Getting performance measurements right can be quite hard and heavily depends on the application.

As most of direct sparse solvers, cuDSS has multiple phases (or stages). The three major ones are analysis (which is reordering combined with the symbolic factorization), numerical factorization, and solve.

Performance for each of the major phases can be fundamentally different from others:

reordering phase currently is done on the host as it is known to be extremely hard to accelerate the underlying graph algorithms on a GPU.

The default reordering algorithm in cuDSS is a custom METIS-like (nested dissection) code and as such, is often closer in performance to other direct sparse solvers which also use the CPU for reordering.

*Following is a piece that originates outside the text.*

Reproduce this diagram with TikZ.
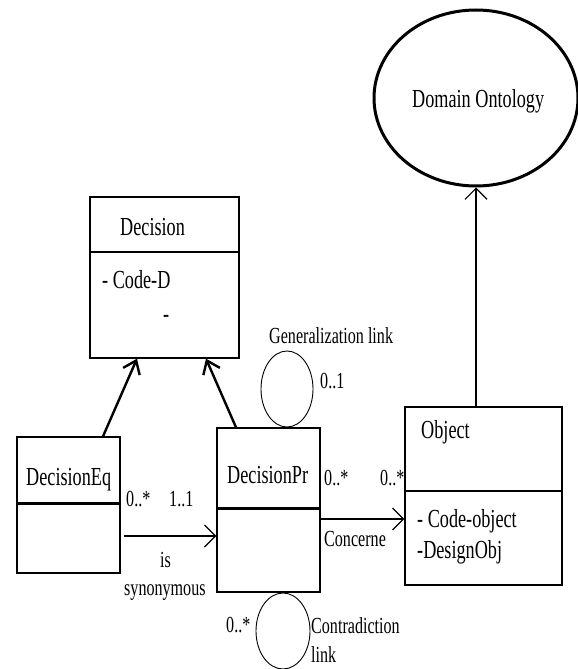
\documentclass[tikz,border=0pt]{standalone}
\usepackage{fontspec}
\setmainfont[FakeStretch=0.7]{Liberation Serif}
\usetikzlibrary{arrows.meta,shapes.geometric}
\begin{document}
\begin{tikzpicture}[x=1pt,y=-1pt,
  classbox/.style={draw,line width=1.3pt,rectangle,inner sep=0pt},
  loop/.style={draw,line width=0.9pt,ellipse,inner sep=0pt},
  title/.style={inner sep=0pt,anchor=base west,font=\fontsize{26}{28}\selectfont},
  lbl/.style={inner sep=0pt,anchor=base west,font=\fontsize{23}{25}\selectfont},
  thin/.style={line width=1.2pt,-{Straight Barb[length=11pt,width=22pt,line width=1.2pt]}},
  heavy/.style={line width=2.4pt,-{Straight Barb[length=12pt,width=18pt,line width=2.4pt]}},
  divider/.style={line width=1.3pt},
  thickdivider/.style={line width=3pt}]
\useasboundingbox (0,0) rectangle (578,669);

% class boxes
\node[classbox,minimum width=149pt,minimum height=161pt] (dec) at (164.5,277.5) {};
\node[classbox,minimum width=103pt,minimum height=136pt] (deceq) at (68.5,505) {};
\node[classbox,minimum width=103pt,minimum height=164pt] (decpr) at (268.5,510) {};
\node[classbox,minimum width=157pt,minimum height=178pt] (obj) at (483.5,496) {};

% ontology and self-association loops
\node[draw,ellipse,line width=3pt,inner sep=0pt,minimum width=204pt,minimum height=176pt] (onto) at (476,98) {};
\node[loop,minimum width=52pt,minimum height=76pt] (gen) at (287,389) {};
\node[loop,minimum width=54pt,minimum height=76pt] (contr) at (283,631) {};

% compartment dividers
\draw[divider] (dec.west |- 0,252) -- (dec.east |- 0,252);
\draw[thickdivider] (deceq.west |- 0,503) -- (deceq.east |- 0,503);
\draw[thickdivider] (decpr.west |- 0,508) -- (decpr.east |- 0,508);
\draw[divider] (obj.west |- 0,491) -- (obj.east |- 0,491);

% texts
\node[title] (tdec) at (120,235) {Decision};
\node[title] (tcoded) at (102,288) {- Code-D};
\node[title] (tdash) at (163,322) {-};
\node[title] (teq) at (26,485) {DecisionEq};
\node[title] (tpr) at (227,483) {DecisionPr};
\node[title] (tobj) at (421,438) {Object};
\node[title] (tcodeo) at (417,527) {- Code-object};
\node[title] (tdesign) at (417,558) {-DesignObj};
\node[title] (tonto) at (412,107) {Domain Ontology};

\node[lbl] (lgen) at (269,343) {Generalization link};
\node[lbl] (lgenm) at (320,388) {0..1};
\node[lbl] (lprm) at (324,485) {0..*};
\node[lbl] (lobjm) at (380,485) {0..*};
\node[lbl] (lconc) at (324,546) {Concerne};
\node[lbl] (lcm) at (226,632) {0..*};
\node[lbl] (lcontr) at (311,633) {Contradiction};
\node[lbl] (llink) at (311,662) {link};
\node[lbl] (leqm) at (126,506) {0..*};
\node[lbl] (lprm2) at (169,506) {1..1};
\node[lbl] (lis) at (160,567) {is};
\node[lbl] (lsyn) at (124,595) {synonymous};

% connectors
\draw[heavy] ([xshift=34.5pt]deceq.north) -- ([xshift=-27.5pt]dec.south);
\draw[heavy] ([xshift=-32.5pt]decpr.north) -- ([xshift=41.5pt]dec.south);
\draw[thin] (onto.south |- obj.north) -- (onto.south);
\draw[thin] ([shift={(3,31)}]deceq.east) -- (decpr.west |- 0,536);
\draw[thin] (decpr.east |- 0,519) -- (obj.west |- 0,519);
\end{tikzpicture}
\end{document}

There is a limited number of ways to speedup the default reordering in cuDSS:
- Enabling multi-threaded reordering in MT mode
- Changing the reordering algorithm parameters for nested dissection, specifically, CUDSS_CONFIG_ND_NLEVELS (levels of nested dissection depth). Note: changing the number of levels can have a profound effect on factorization and solve phase performance.
- In case there is a batch of systems to solve (either different ones or with the same sparsity structure), one can use the non-uniform / uniform batch features of cuDSS to re-use results of the reordering.
- In case the application (for any reason) needs to call reordering phase on the same sparsity pattern multiple times, one can extract the reordering results from the previous call and use them for the subsequent calls using the output parameters CUDSS_DATA_PERM_REORDER_ROW and CUDSS_DATA_PERM_REORDER_COL and CUDSS_DATA_ELIMINATION_TREE with CUDSS_DATA_USER_ELIMINATION_TREE. Note: this is only supported when reordering algorithm is not set to CUDSS_ALG_1 or CUDSS_ALG_2.
Other reordering options are typically slower and should be used when there is an argument not related to performance of the reordering phase which motivates the change.

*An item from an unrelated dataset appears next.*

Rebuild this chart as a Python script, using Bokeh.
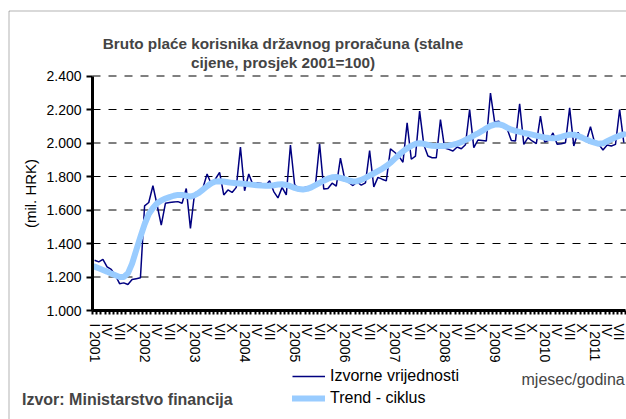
from bokeh.plotting import figure
from bokeh.models import (FixedTicker, Label, Legend, LegendItem, Range1d,
                          BoxAnnotation)
from bokeh.embed import file_html
from bokeh.resources import INLINE

# ---------------- data ----------------
years = [2001, 2002, 2003, 2004, 2005, 2006, 2007, 2008, 2009, 2010, 2011]
quarter_month_labels = ["I", "IV", "VII", "X"]

izvorne = [
    1300, 1290, 1305, 1260, 1245, 1210, 1160, 1165, 1155, 1185, 1190, 1195,   # 2001
    1625, 1645, 1745, 1630, 1510, 1640, 1645, 1648, 1650, 1640, 1728, 1490,   # 2002
    1700, 1712, 1732, 1815, 1755, 1785, 1825, 1690, 1720, 1705, 1735, 1975,   # 2003
    1715, 1815, 1750, 1762, 1758, 1745, 1775, 1710, 1672, 1735, 1690, 1988,   # 2004
    1752, 1725, 1732, 1738, 1742, 1746, 1995, 1725, 1728, 1760, 1742, 1910,   # 2005
    1788, 1765, 1746, 1768, 1748, 1762, 1955, 1738, 1795, 1784, 1774, 1965,   # 2006
    1945, 1922, 1885, 2120, 1903, 1922, 2190, 1990, 1922, 1912, 1912, 2140,   # 2007
    1970, 1962, 1952, 1976, 1966, 1990, 2200, 1972, 2018, 2015, 2012, 2298,   # 2008
    2126, 2130, 2095, 2085, 2015, 2012, 2234, 1992, 2032, 2012, 1996, 2160,   # 2009
    2006, 2016, 2060, 1992, 1996, 2002, 2210, 1982, 2064, 2022, 2012, 2097,   # 2010
    2002, 1992, 1958, 1988, 1982, 1992, 2200, 2002,                           # 2011
]

trend_ciklus = [
    1262, 1252, 1242, 1232, 1220, 1210, 1200, 1200, 1222, 1280, 1360, 1440,
    1515, 1575, 1612, 1640, 1657, 1668, 1677, 1685, 1690, 1690, 1685, 1680,
    1688, 1702, 1722, 1742, 1760, 1770, 1772, 1770, 1766, 1762, 1760, 1758,
    1756, 1753, 1750, 1748, 1746, 1745, 1745, 1748, 1752, 1754, 1750, 1742,
    1732, 1725, 1722, 1726, 1735, 1748, 1762, 1775, 1787, 1795, 1797, 1792,
    1785, 1776, 1770, 1772, 1780, 1792, 1805, 1818, 1832, 1846, 1862, 1882,
    1905, 1928, 1950, 1968, 1983, 1995, 1998, 1995, 1988, 1984, 1982, 1982,
    1982, 1985, 1990, 1996, 2005, 2018, 2030, 2045, 2058, 2072, 2088, 2102,
    2110, 2112, 2105, 2092, 2080, 2072, 2066, 2060, 2055, 2050, 2044, 2038,
    2033, 2030, 2028, 2030, 2036, 2044, 2050, 2050, 2042, 2032, 2020, 2010,
    2002, 1995, 1998, 2010, 2022, 2034, 2044, 2052,
]

y_ticks = [1000, 1200, 1400, 1600, 1800, 2000, 2200, 2400]
y_tick_labels = ["1.000", "1.200", "1.400", "1.600", "1.800", "2.000", "2.200", "2.400"]

title_lines = ["Bruto plaće korisnika državnog proračuna (stalne",
               "cijene, prosjek 2001=100)"]
y_axis_title = "(mil. HRK)"
x_axis_title = "mjesec/godina"
source_text = "Izvor: Ministarstvo financija"
series_names = ["Izvorne vrijednosti", "Trend - ciklus"]

# ---------------- layout constants (canvas pixels) ----------------
W, H = 626, 419
AX_LEFT, AX_RIGHT = 92.0, 625.4     # category axis extent
AX_TOP, AX_BOTTOM = 75.5, 310.0     # value axis extent

n = len(izvorne)
x0, x1 = -0.5, n - 0.5
y0, y1 = y_ticks[0], y_ticks[-1]
px_x = (AX_RIGHT - AX_LEFT) / (x1 - x0)
px_y = (AX_BOTTOM - AX_TOP) / (y1 - y0)
xr = Range1d(x0 - AX_LEFT / px_x, x1 + (W - AX_RIGHT) / px_x)
yr = Range1d(y0 - (H - AX_BOTTOM) / px_y, y1 + AX_TOP / px_y)


def sy(y):  # canvas y (top-down) -> screen units (frame bottom-up)
    return H - y


months = list(range(n))
x_label_pos = list(range(0, n, 3))
x_label_map = {}
for k in x_label_pos:
    q = (k % 12) // 3
    yr_ = years[k // 12]
    x_label_map[k] = f"I {yr_}" if q == 0 else quarter_month_labels[q]
x_minor = [i - 0.5 for i in range(n + 1)]

FONT = "Liberation Sans"

p = figure(width=W, height=H, output_backend="svg", toolbar_location=None,
           x_range=xr, y_range=yr, min_border=0)
p.outline_line_color = None
p.background_fill_color = "white"
p.border_fill_color = "white"
p.xgrid.visible = False
p.ygrid.visible = False

# dashed horizontal gridlines over the category axis extent
grid_vals = y_ticks[1:]
p.multi_line(xs=[[x0, x1] for _ in grid_vals], ys=[[v, v] for v in grid_vals],
             line_color="black", line_width=1, line_dash="8 8")

# y axis
p.yaxis.fixed_location = x0
p.yaxis.bounds = (y0, y1)
p.yaxis.ticker = FixedTicker(ticks=y_ticks, minor_ticks=[])
p.yaxis.major_label_overrides = dict(zip(y_ticks, y_tick_labels))
p.yaxis.axis_line_width = 3
p.yaxis.axis_line_color = "black"
p.yaxis.major_tick_in = 0
p.yaxis.major_tick_out = 6
p.yaxis.major_tick_line_width = 2
p.yaxis.minor_tick_out = 0
p.yaxis.minor_tick_in = 0
p.yaxis.major_label_standoff = 5
p.yaxis.major_label_text_font = FONT
p.yaxis.major_label_text_font_size = "14px"
p.yaxis.major_label_text_color = "black"
p.yaxis.axis_label = y_axis_title
p.yaxis.axis_label_text_font = FONT
p.yaxis.axis_label_text_font_size = "15px"
p.yaxis.axis_label_text_font_style = "normal"
p.yaxis.axis_label_text_color = "black"
p.yaxis.axis_label_standoff = 4

# x axis
p.xaxis.fixed_location = y0
p.xaxis.bounds = (x0, x1)
p.xaxis.ticker = FixedTicker(ticks=x_label_pos, minor_ticks=x_minor)
p.xaxis.major_label_overrides = x_label_map
p.xaxis.axis_line_width = 3
p.xaxis.axis_line_color = "black"
p.xaxis.major_tick_in = 0
p.xaxis.major_tick_out = 0
p.xaxis.minor_tick_in = 0
p.xaxis.minor_tick_out = 4
p.xaxis.minor_tick_line_width = 2
p.xaxis.minor_tick_line_color = "black"
p.xaxis.major_label_orientation = "vertical"
p.xaxis.major_label_standoff = 9
p.xaxis.major_label_text_font = FONT
p.xaxis.major_label_text_font_size = "14px"
p.xaxis.major_label_text_color = "black"

# series
r1 = p.line(months, izvorne, line_color="#000080", line_width=1.5)
r2 = p.line(months, trend_ciklus, line_color="#99CCFF", line_width=6,
            line_join="round", line_cap="round")

LEG_LEFT, LEG_TOP, ITEM_H, ITEM_GAP = 292, 367, 18, 4
legend = Legend(items=[LegendItem(label=series_names[0], renderers=[r1]),
                       LegendItem(label=series_names[1], renderers=[r2])],
                location=(LEG_LEFT, sy(LEG_TOP + 2 * ITEM_H + ITEM_GAP)),
                glyph_width=33, glyph_height=ITEM_H, label_height=ITEM_H,
                label_standoff=5, spacing=ITEM_GAP, padding=0, margin=0,
                border_line_color=None, background_fill_alpha=0,
                label_text_font=FONT, label_text_font_size="16px",
                label_text_color="black")
p.add_layout(legend)

# chart border (left and top edges visible in the crop)
p.add_layout(BoxAnnotation(left=8.5, right=W + 50, top=sy(10.5), bottom=-50,
                           left_units="screen", right_units="screen",
                           top_units="screen", bottom_units="screen",
                           fill_alpha=0, line_color="black", line_width=1))

# texts
TITLE_CX = 282.5
p.add_layout(Label(x=TITLE_CX, y=sy(42.5), x_units="screen", y_units="screen",
                   text=title_lines[0], text_align="center",
                   text_baseline="alphabetic", text_font=FONT,
                   text_font_size="15.3px", text_font_style="bold"))
p.add_layout(Label(x=TITLE_CX, y=sy(61.5), x_units="screen", y_units="screen",
                   text=title_lines[1], text_align="center",
                   text_baseline="alphabetic", text_font=FONT,
                   text_font_size="15.3px", text_font_style="bold"))
p.add_layout(Label(x=521, y=sy(379), x_units="screen", y_units="screen",
                   text=x_axis_title, text_align="left", text_baseline="middle",
                   text_font=FONT, text_font_size="16px"))
p.add_layout(Label(x=21.5, y=sy(399), x_units="screen", y_units="screen",
                   text=source_text, text_align="left", text_baseline="middle",
                   text_font=FONT, text_font_size="16px", text_font_style="bold"))

open("out.html", "w").write(file_html(p, INLINE))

Note: for some matrices, it can be that reordering phase takes most of the total time and thus, acceleration of other phases on a GPU might not be visible if one only compares the total time. In such case, it is recommended to check if the measured workflow is a reasonable proxy of the target application and whether the considered matrix is representative of the matrices used in practice.
symbolic factorization is always computed on the device.

Unless the reordering permutation leads to a very sequential elimination tree structure, symbolic factorization should be quicker than the reordering and thus should not be a bottleneck.
By default, numerical factorization is performed on the device. In hybrid execute mode, it can partially be performed on the host, and in hybrid memory mode, it can be done on the device while using a buffer on the host.

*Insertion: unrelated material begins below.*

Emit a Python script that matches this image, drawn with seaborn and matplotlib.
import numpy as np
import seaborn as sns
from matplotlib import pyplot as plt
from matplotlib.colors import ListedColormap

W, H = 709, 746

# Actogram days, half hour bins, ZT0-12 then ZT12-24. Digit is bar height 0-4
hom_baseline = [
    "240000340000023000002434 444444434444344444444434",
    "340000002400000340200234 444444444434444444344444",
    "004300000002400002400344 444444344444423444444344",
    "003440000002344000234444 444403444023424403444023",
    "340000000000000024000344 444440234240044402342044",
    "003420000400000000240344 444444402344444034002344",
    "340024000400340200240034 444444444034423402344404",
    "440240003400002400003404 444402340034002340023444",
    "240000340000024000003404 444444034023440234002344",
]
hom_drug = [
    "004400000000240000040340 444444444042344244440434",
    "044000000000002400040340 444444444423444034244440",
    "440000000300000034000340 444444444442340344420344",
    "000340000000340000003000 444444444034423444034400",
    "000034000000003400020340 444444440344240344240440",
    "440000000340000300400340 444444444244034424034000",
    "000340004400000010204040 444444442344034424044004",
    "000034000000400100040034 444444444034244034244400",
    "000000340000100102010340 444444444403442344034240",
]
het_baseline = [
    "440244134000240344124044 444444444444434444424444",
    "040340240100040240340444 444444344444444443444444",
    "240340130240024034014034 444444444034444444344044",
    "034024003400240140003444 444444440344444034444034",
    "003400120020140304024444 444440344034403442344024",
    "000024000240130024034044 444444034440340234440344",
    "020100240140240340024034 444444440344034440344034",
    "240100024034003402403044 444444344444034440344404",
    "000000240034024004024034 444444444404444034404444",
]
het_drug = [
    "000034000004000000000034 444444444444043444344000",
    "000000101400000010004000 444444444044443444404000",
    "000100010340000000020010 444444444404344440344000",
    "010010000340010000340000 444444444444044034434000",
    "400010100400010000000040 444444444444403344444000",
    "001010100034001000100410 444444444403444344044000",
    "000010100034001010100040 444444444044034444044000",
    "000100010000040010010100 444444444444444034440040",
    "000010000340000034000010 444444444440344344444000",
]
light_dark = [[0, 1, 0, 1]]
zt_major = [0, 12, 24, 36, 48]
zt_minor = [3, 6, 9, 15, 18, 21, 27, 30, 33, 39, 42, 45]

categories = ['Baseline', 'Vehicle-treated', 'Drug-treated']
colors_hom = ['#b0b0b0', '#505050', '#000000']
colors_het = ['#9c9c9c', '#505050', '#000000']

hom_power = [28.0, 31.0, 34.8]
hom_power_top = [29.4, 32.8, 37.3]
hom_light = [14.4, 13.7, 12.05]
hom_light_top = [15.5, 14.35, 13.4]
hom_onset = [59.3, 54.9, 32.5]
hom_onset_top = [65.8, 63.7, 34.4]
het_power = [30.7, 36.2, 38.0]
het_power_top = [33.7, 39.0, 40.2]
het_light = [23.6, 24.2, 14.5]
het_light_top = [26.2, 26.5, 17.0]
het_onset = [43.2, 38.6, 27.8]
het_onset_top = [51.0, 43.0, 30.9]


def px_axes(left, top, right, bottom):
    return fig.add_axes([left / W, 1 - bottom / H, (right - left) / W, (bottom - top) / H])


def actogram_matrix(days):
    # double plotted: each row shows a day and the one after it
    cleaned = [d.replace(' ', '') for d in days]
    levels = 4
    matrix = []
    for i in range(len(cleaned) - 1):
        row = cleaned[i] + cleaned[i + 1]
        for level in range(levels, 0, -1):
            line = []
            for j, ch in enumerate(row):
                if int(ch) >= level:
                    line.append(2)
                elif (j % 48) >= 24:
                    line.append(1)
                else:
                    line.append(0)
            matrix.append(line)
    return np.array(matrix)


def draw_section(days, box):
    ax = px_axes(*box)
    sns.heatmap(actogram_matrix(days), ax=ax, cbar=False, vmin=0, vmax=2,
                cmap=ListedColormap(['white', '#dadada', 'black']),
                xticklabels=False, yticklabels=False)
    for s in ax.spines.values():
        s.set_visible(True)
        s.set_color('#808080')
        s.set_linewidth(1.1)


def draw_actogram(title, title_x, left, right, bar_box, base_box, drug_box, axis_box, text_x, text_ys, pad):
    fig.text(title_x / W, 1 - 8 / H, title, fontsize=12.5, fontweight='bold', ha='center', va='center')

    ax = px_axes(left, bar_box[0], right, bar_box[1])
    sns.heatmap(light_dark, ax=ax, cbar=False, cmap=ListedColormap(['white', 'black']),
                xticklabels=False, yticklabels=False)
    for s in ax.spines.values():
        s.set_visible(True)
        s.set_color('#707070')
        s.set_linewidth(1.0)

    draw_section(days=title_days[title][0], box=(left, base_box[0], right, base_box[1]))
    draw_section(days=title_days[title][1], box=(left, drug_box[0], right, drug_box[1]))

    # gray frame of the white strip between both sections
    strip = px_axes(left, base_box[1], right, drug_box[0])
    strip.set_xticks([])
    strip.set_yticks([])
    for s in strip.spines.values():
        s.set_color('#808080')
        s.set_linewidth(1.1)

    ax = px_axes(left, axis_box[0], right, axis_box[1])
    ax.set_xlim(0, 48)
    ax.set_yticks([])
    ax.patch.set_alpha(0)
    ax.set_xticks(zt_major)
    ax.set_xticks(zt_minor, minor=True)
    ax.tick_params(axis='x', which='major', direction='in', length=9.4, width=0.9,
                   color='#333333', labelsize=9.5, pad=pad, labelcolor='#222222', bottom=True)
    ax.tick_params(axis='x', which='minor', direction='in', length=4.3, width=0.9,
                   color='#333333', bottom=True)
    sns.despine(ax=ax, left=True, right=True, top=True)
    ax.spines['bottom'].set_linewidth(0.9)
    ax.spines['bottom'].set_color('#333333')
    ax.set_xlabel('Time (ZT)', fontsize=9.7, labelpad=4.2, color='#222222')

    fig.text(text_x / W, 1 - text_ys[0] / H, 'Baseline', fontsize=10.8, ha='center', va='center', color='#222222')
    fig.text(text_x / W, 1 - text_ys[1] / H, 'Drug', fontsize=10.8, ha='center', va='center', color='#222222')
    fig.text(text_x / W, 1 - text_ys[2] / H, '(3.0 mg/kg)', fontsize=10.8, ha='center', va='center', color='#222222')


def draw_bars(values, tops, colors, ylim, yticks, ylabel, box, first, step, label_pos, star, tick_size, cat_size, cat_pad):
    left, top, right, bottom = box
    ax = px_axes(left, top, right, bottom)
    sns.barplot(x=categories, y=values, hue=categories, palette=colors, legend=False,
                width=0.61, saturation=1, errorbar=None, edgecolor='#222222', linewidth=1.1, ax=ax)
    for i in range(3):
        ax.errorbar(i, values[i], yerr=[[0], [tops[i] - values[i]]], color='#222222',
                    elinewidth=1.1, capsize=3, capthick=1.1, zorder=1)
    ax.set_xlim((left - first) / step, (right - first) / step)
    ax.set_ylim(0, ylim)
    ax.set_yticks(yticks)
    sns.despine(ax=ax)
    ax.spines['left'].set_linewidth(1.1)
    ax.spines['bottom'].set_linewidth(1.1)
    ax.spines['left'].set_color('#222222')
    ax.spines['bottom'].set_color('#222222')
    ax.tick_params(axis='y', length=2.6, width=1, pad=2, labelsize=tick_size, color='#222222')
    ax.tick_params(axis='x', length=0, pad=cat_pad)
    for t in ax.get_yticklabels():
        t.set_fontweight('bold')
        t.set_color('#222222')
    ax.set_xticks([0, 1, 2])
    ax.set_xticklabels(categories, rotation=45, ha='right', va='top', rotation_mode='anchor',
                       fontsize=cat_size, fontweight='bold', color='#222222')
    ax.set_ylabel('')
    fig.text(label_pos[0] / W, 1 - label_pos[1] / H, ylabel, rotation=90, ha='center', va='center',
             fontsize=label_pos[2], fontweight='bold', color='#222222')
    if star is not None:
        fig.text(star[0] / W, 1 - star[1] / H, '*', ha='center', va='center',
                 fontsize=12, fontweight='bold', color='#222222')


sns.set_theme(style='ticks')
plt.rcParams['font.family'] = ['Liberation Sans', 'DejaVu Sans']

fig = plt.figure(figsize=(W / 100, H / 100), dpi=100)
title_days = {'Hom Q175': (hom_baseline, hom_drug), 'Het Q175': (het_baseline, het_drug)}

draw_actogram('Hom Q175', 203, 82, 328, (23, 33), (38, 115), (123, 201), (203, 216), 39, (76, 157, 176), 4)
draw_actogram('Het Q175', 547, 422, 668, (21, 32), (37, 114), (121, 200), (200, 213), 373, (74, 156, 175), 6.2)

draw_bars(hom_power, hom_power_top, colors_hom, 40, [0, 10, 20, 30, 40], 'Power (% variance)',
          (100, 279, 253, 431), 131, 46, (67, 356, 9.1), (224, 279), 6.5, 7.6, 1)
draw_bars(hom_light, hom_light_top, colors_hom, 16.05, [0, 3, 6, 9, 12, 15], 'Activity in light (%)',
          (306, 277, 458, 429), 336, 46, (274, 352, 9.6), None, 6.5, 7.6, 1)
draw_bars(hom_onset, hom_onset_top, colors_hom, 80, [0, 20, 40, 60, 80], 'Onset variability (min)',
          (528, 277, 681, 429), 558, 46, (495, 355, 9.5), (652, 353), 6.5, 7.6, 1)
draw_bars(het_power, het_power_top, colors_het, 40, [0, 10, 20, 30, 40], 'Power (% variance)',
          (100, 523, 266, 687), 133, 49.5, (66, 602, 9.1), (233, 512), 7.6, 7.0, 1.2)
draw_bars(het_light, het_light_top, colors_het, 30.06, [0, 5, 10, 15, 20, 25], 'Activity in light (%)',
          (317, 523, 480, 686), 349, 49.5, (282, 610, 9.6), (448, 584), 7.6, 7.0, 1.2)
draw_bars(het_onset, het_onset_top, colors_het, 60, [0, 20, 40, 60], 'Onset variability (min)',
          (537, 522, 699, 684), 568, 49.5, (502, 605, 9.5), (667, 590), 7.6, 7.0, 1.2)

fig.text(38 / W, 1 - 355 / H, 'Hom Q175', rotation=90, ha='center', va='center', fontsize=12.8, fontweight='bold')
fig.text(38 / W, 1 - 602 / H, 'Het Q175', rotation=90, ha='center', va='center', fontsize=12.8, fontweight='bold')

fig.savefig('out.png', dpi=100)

The factorization phase is the most computationally intense. However, the intensity heavily depends on the structure of the factors. Therefore, performance of this phase may turn out to be either memory bandwidth bound (e.g., if the factors are sparse, which can be estimated by querying the number of nonzero entries in the factors via calling cudssDataGet() with CUDSS_DATA_LU_NNZ after the symbolic factorization) or compute bound.
solve is by default performed on the device (with the same remark about hybrid execute mode and hybrid memory mode as for the factorization phase)

Typically, solve phase require much fewer floating point operations than the factorization phase and thus often exhibits performance behavior similar to a sparse triangular solve. It is much more often memory bandwidth bound (especially in case of a single right-hand side, mainly for passing the factors through the kernel) or synchronization bound (as the parallelism in the sparse triangular solve can be limited by the dependencies).

The following tips are valid for measuring cuDSS performance:

Combining the phases may increase performance, but it only allows to capture the total time. To get the full picture, we recommend measuring performance of each phase individually in a separate benchmark.
If the host timers are used and factorization and/or solve phases are executed on device, one should account for the potential asynchronous execution for the factorization and solve phases. Specifically (as also described in the common mistakes section), one should add a stream synchronization before stopping the host timer.
Depending on the application, either “cold” or “warm” runs should be measured. As a rule of thumb, we recommend doing at least one warm-up run for the factorization and solve phases, unless the matrices are sufficiently large to neglect the cache effects and remove the overhead of allocating memory (if the call to a phase is repeated with the same settings, then cuDSS would re-use most or all of the data buffers).
Allocating and moving data to and from the GPU can take a lot of time. While some of the memory operations need to happen every time, a portion of them need to only be done once. Thus, having a warm-up or using a device memory pool via cudssDeviceMemHandler can help move the memory costs outside the application’s critical path. Especially smaller matrices can gain a lot of performance that way.
In case GPU utilization (which can be checked using performance profilers like Nsight Compute) is lower than expected, there are multiple ways to increase it by changing how the application calls cuDSS.
- Re-using analysis (reordering and symbolic factorization) and numerical factorization by only calling the corresponding phases when the matrix structure or values change (in the latter case, one should call cudssExecute() with CUDSS_PHASE_REFACTORIZATION), respectively.
- Re-using reordering and symbolic factorization and / or numerical factorization through uniform batch API when multiple systems with the same sparsity structure need to be solved.
- Solving multiple systems via non-uniform batch APIs
- Solving with multiple right-hand side vectors at the same time
- Performing factorization and/or solve on the host (and potentially providing host buffers for the inputs) by using the hybrid execute mode (only works for smaller matrices).